Anthony has been selling lots in Cliffs at High Carolina since 2008. At build-out, the 3,000-acre community in Swannanoa, an eastern suburb of Asheville, is supposed to have up to 1,200 houses.

Don't fret, though. The news from North Carolina is still better than the news from Dubai.

Tuesday, February 1, 2011

poland Coal Comfort

A coal mine in southern Poland is about to find new life as a golf community.

It’s the Szombierki mine in Bytom, a northwestern suburb of Katowice. An affiliate of Armada Development SA owns the 250-acre property, where it plans to build single-family houses, some retail and commercial areas, and an 18-hole golf course that’s been co-designed by Christoph Stadler and Christian Althaus of Munster, Germany-based Stadler Golf Courses.

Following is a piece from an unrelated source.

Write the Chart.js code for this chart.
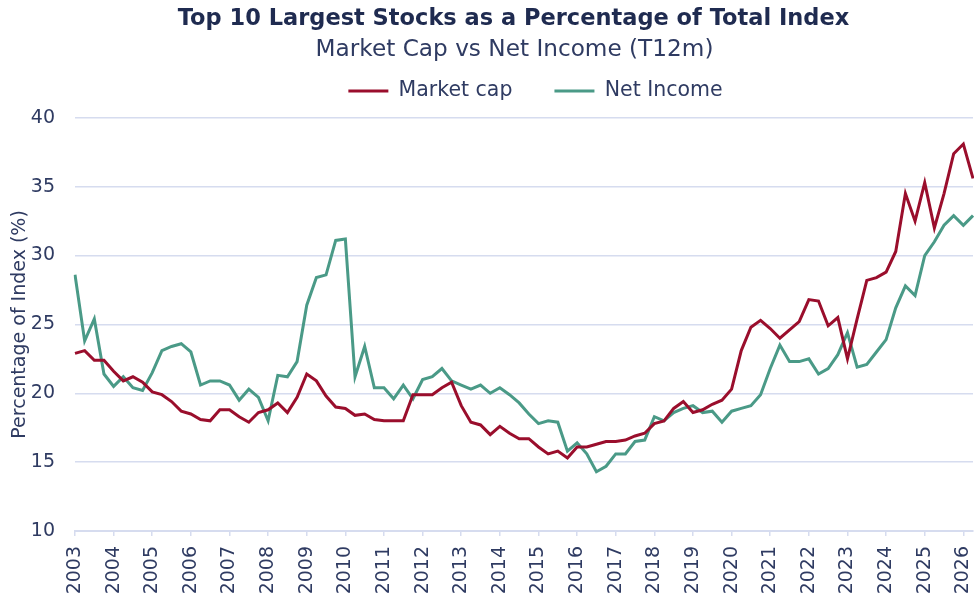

The most visually arresting element on the property is the mine’s 15-story hoisting tower, which will be transformed into a 50-room hotel with some apartments, office space, a restaurant, stores, and a recreation center. The tower is a protected structure -– the developers call it “a gem of the modernist industrial architecture” -– that can’t be torn down.

Armada purchased the site from the state, and it hopes to acquire more than 500 acres of additional state-owned property in the future. Michael Golis, the company’s primary stockholder, also owns a local Toyota dealership and, perhaps more importantly, the city’s professional soccer team.

Golis broke ground on Bytom Golf Club’s first nine last fall and expects to open it in late 2011. The course’s second nine will take shape on property that’s still being mined, and work on it won’t begin until 2012 or 2013.

Stadler has designed several golf courses in Germany, including 27-hole complexes at Semlin am See Golf Club in Brandenburg and Golf Club Wittenbeck in Mecklenburg-Vorpommern.

He and another associate, Joachim Reinmuth, have co-designed an 18-hole course for Golfclub Haxterpark, which is under construction in Paderborn. The construction is expected to wrap up in the spring, and the course will likely open next year.